I shouldn’t need to explain the desire to own the domain for your name. Beyond the aesthetic and minimalist appeal, there is a practical component to controlling your personal brand. I’ve been thinking about this more since I read in the news that bobmenedez.com and robertmenedez.com belong to political opponents of Senator Robert Menendez, and are used to spread negative information about him. Why this so deeply concerns me I can only poorly explain: As a young person, I have yet to rid myself of the delusion that I will one day be truly important, important enough to have enemies determined to slander me. Perhaps I am also burdened by my complete irrelevance to anything and everything. It is possible that nothing in my life will ever be significant enough to rival “andrewclark.com will be back shortly.” I say this not to be modest or because I have especially low self-esteem, but because in all likelihood it’s true — and it’s probably true for you, too, dear reader, so deal with that. As long as I’m over-sharing, I’ll confess that I have a deep personal fear that a young Canadian named Andrew Clark will become an overnight pop star. I’ve always liked my name (hi Mom and Dad), but if this happens I will not hesitate to change it.

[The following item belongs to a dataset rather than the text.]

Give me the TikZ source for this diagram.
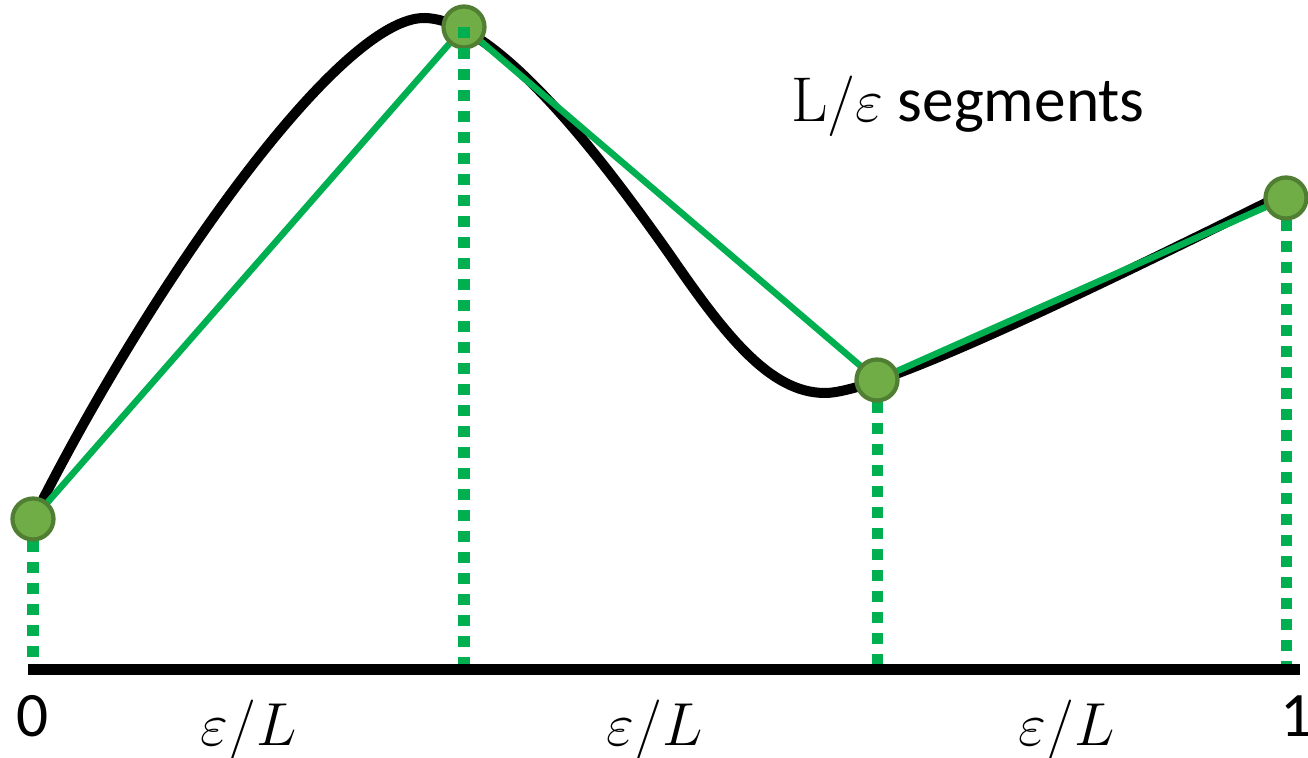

Until a few days ago, the domain for this website was contentioninvain.com, a tongue-in-cheek reference to a quotation few people are familiar with and too long to be a good URL. It was meant to be temporary until I could think of something better. I never could.
Resigned to the fact that I will never possess andrewclark.com or any of its variants (yes, I’ve checked andrewclark.net), I’ve done the next best thing and changed the primary domain of this site to andrewphilipclark.com. It’s actually longer than the previous domain by a letter, which is one of the reasons I didn’t make this change sooner. Anyway, it seems like a sensible thing to do.